The Plight of Yezidi Refugees and why my heart bleeds

Jun 23, 2020

When the Federal government named the city of Armidale in northern NSW a regional refugee settlement in 2017, it was envisaged that the newly arrived refugees would need a lot of support to settle and integrate into the community, but we did not imagine how giving this support would change us.

Yezidi refugees began arriving in Armidale in early 2018, and so far, Armidale hosts about 650 Yezidis. In 2019, I went to Armidale to be part of a team charged with the responsibility of providing the newly arrived Yezidis with rehabilitation services as a trauma counsellor, having worked with refugees from different parts of Africa and in Australia.

I just spent the most incredible nine months with this community I knew little of until about 3 years ago. The Yezidi are an ethno-religious minority group mainly coming from Northern Iraq and Syria. This community has been subject to persecution for generations, and in 2014 many Yezidis were forced to flee their homes as a result of persecution by Islamic State (IS) militants. Some of the Yezidi refugees were granted humanitarian visas to resettle in Australia, mostly in regional NSW- the towns of Armidale, Coffs Harbour, Wagga Wagga, as well as Toowoomba in Southern Queensland. Most of these are survivors of the August 2014 genocide (Sinjar Massacre) by IS in which thousands of men were captured, killed or held in captivity, while women and children were abducted and forced into sexual slavery.

An estimated 7000 women and girls were held in sexual slavery, repeatedly sold, gifted or passed on among ISIS fighters.

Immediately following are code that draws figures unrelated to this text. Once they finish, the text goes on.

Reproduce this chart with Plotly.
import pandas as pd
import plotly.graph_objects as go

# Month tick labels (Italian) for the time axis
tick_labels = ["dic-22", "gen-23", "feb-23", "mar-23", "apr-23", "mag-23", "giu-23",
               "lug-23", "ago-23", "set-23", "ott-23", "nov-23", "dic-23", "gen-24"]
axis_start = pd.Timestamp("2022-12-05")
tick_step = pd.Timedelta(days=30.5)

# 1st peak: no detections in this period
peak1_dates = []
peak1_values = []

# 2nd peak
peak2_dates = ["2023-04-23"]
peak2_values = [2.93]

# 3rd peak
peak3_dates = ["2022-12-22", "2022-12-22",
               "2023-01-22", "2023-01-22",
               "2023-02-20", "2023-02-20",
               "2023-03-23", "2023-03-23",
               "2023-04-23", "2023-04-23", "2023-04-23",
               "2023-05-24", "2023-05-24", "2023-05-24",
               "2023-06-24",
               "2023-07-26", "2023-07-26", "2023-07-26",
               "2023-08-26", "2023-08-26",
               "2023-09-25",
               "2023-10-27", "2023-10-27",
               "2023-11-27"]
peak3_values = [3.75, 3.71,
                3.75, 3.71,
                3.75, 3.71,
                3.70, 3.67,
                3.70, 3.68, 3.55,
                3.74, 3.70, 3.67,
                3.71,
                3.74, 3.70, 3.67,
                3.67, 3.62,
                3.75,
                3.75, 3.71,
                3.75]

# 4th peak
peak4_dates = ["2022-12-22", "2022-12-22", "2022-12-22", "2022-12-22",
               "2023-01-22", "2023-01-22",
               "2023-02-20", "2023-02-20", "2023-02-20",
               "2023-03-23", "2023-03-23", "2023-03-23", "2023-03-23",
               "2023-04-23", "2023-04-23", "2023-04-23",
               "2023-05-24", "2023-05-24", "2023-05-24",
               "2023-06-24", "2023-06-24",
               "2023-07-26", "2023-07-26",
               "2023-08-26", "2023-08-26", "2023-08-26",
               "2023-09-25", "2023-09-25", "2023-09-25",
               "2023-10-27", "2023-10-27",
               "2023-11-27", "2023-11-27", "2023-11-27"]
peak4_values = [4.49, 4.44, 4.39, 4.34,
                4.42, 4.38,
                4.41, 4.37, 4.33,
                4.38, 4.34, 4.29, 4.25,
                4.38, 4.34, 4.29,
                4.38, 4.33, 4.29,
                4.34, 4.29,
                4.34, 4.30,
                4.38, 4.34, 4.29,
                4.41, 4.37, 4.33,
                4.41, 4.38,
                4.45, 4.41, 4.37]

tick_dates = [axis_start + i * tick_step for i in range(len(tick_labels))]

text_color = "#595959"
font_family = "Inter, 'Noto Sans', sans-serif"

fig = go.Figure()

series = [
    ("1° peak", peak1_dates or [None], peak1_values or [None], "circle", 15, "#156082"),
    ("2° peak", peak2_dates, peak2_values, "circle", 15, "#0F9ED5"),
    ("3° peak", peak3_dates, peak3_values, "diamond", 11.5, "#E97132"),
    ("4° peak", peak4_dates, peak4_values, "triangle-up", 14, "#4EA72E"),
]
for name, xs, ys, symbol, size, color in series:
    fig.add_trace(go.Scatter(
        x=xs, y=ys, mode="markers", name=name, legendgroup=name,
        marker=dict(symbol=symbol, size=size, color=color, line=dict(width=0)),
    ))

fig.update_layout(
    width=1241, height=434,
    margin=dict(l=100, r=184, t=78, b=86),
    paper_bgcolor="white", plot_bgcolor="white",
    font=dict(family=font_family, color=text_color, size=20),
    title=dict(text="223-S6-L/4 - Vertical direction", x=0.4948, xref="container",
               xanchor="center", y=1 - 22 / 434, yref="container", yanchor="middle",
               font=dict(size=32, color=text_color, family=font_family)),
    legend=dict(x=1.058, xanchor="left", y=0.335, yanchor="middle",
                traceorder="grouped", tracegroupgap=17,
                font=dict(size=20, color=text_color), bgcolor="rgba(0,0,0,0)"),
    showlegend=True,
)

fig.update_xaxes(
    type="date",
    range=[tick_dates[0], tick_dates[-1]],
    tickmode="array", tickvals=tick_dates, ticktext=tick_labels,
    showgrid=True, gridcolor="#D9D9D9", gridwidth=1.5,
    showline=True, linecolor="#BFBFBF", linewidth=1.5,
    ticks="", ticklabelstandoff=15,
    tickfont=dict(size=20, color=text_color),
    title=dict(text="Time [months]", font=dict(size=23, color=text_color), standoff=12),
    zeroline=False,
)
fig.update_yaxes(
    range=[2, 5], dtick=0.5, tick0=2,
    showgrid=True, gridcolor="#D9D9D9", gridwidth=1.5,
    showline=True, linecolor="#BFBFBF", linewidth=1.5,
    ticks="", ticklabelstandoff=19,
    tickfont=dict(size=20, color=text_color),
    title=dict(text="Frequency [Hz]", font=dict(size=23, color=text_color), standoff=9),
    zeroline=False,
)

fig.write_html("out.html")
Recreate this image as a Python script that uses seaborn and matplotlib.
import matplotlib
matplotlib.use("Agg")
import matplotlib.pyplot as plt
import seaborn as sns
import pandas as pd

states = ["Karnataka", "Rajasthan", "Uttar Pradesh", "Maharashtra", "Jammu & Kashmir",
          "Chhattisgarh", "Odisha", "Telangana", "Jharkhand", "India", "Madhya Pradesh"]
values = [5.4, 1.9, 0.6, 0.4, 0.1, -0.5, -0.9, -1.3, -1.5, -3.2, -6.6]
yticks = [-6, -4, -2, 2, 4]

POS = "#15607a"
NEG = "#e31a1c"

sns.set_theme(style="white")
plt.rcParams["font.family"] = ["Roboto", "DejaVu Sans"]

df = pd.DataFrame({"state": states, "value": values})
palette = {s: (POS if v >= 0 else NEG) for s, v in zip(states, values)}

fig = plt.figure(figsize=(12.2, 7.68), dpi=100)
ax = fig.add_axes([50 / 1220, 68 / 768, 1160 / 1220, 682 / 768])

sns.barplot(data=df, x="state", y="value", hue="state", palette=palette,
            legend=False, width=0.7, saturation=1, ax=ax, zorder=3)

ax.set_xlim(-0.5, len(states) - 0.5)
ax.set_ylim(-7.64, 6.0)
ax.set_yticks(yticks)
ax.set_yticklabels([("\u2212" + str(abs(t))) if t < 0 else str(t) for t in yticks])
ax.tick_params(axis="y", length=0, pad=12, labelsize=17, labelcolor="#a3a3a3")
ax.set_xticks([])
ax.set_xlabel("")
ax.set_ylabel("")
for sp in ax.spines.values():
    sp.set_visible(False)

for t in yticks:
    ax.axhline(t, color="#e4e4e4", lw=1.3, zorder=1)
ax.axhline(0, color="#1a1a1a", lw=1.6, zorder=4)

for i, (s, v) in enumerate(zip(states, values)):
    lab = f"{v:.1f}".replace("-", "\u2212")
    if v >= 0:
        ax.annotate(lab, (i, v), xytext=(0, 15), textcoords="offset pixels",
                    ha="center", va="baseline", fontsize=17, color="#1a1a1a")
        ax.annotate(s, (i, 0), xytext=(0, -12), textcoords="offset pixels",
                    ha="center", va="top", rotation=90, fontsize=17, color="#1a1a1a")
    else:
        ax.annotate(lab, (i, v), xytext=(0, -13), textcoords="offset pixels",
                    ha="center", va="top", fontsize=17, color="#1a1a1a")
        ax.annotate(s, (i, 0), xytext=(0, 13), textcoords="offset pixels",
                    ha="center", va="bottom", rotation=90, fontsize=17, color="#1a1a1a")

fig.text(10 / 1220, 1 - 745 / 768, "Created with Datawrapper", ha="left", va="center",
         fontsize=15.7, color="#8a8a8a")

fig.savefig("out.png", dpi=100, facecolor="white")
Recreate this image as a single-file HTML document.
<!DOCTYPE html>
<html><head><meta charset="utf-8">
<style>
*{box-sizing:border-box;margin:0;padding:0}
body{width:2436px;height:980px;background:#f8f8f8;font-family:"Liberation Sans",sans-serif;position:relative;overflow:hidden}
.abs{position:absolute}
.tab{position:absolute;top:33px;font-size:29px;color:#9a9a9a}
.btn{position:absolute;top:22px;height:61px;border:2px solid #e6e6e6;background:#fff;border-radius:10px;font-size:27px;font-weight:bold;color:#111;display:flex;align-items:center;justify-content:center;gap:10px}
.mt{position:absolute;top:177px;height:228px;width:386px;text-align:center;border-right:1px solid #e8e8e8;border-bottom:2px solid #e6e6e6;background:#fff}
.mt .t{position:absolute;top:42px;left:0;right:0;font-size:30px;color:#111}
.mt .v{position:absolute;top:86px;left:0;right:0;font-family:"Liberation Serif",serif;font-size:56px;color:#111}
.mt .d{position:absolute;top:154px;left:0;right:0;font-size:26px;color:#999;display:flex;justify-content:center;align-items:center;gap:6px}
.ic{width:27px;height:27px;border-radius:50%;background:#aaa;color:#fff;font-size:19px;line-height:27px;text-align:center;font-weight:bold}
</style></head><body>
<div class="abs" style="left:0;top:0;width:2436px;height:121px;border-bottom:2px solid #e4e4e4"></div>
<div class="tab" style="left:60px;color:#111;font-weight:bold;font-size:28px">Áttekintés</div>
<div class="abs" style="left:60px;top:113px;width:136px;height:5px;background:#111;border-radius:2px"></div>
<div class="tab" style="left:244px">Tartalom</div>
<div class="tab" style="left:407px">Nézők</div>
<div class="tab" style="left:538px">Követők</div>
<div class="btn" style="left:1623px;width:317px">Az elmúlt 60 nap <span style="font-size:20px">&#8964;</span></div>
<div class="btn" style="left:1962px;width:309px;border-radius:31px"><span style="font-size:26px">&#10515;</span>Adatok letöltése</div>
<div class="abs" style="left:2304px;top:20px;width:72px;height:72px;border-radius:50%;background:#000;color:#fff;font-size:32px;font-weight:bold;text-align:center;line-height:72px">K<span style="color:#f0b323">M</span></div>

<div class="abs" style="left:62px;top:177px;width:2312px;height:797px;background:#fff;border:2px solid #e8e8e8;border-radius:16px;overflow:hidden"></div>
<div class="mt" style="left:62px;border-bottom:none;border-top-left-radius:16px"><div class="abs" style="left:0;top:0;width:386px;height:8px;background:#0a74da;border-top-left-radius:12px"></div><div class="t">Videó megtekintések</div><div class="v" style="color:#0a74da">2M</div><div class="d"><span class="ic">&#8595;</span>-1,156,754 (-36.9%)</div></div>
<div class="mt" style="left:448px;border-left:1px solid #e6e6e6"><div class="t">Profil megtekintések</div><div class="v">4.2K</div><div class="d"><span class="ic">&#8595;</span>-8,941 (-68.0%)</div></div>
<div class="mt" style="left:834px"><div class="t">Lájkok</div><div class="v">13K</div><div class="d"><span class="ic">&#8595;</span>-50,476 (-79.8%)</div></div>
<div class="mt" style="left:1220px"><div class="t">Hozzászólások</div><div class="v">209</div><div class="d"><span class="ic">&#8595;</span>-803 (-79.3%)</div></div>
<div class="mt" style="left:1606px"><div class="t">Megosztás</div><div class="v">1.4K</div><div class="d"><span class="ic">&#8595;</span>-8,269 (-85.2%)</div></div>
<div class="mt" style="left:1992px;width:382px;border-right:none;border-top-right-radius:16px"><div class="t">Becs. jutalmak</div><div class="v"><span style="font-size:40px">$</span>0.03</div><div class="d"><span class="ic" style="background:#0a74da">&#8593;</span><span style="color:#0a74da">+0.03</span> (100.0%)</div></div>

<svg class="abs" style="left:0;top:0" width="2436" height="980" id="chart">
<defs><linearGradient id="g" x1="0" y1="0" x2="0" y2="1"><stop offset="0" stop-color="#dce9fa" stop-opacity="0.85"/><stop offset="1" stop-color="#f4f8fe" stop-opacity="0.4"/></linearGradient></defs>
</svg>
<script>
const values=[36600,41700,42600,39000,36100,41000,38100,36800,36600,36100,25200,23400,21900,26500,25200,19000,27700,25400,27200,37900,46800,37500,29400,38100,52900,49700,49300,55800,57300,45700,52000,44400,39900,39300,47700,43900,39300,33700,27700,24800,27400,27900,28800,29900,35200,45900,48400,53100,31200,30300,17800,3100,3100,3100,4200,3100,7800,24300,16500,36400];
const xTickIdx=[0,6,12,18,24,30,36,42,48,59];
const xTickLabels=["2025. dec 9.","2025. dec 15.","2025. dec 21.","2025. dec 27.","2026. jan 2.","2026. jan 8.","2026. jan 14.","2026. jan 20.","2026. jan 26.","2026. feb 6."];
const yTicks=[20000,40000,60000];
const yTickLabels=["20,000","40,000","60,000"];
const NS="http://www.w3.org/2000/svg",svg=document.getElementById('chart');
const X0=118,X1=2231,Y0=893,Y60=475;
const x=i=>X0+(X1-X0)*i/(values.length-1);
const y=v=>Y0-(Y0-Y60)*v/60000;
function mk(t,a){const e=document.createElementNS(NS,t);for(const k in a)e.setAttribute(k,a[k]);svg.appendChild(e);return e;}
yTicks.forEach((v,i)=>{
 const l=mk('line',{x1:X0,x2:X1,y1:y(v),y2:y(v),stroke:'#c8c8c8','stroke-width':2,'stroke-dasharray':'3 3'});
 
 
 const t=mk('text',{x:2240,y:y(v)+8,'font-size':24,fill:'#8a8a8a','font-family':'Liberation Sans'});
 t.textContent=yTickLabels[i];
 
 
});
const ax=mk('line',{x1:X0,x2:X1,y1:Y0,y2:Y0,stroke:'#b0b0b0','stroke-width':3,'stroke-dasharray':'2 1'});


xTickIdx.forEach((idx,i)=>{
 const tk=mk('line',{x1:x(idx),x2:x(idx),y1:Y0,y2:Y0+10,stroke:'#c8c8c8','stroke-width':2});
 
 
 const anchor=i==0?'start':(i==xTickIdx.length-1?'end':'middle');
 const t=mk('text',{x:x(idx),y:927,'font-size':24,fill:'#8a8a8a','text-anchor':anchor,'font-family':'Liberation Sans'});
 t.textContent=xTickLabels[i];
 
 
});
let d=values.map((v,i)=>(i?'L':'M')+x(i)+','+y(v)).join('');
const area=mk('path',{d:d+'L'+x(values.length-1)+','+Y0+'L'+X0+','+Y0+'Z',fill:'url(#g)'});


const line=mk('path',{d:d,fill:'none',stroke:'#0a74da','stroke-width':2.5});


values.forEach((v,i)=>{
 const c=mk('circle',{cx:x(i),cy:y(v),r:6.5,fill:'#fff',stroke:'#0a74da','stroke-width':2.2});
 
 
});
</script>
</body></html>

About 3000 of them are still missing to this day, (JRS, 2020 estimates). These most gentle, loving, hospitable, caring people found themselves in the middle of the most atrocious treatment as they witnessed their homes destroyed, their loved ones shot dead, their little children taken away from them, molested, raped, murdered. In 2016 the UN recognized these atrocities as genocide, and there was a brief, intense outcry about them, but it seems we have all since moved on.

It seems to me the human mind has an uncanny way of wanting to forget things rather than remember them. We are so busy trying to document happenings, and the media so frantic about covering events and digging into the details of what happened, that this frenzy becomes an end in itself. It’s all a guise for trying to forget what did happen. You see, once I’ve dug into the issue, said a gamut about it, I have ‘dealt’ with it. It has received its quota of attention and no one dare complain otherwise. In this, I desensitize you from all feeling regarding the event and desire to know more, and whenever approached, you can say ‘Oh I heard about that. I saw it in the News. It’s all over social media.’ No one then cares about it any further.

It’s not lost to me that the nine months I spent with this community corresponds uncannily to the 9 months I spent in my mother’s womb, another incredible journey! Clearly the most remarkable growth happens in the womb evidence of which is fully revealed at the awe-inspiring moment of birth. I have been immersed in the womb again, growing, learning, developing, and bursting my way into the world. I have been reborn. Into a world in which pain co-exists with joy, tears with laughter, anguish with passion.

My heart bleeds for the children left motherless, mothers left childless, fathers and sons left spent and empty. Everything shattered. No words can capture the depth of horror our Yezidi brothers and sisters experienced! No picture even. At least not an external one. It has to be clearly and deliberately imprinted in our innermost beings where it is inerasable. Painted in eternal colours that flow like blood.

They were left lost, powerlessness, robbed, homeless. And they are searching for home. Even in places where they have been given refuge, they seek home. Their real homes were bombed out, and are now deluged with leftover mines, mortars, booby-traps, and mass graves, so they seek home. Home is where you matter. You are not forgotten. You are safe. You are free. You can make a tuneless sound, and the person next to you picks it from you and joins you, and together, you make a song. Home is that song. Home is the core.

When all the layers of activity, programs, services and reporting are taken off, what really matters is that sense of home. We must be willing to shed off the layers, to allow ourselves to be deeply moved, and touched by what we see, to remember and not numb ourselves from feeling. To go beyond the report, the editorial piece, the News brief, the research findings, and touch that core.

I may not feel what you felt Salma, I may not see what you saw when they put the bullet in your husband’s head as you watched, wrenched your little daughter away from your arms, torched your home, and dragged you along as your children screamed behind you. I may not experience the shock, horror, utter despair, but I can be here with you, I can be there with you too. I can place my feet firmly where yours would be, and allow your wobbly ones to step on mine, and attempt to walk with you, a step at a time.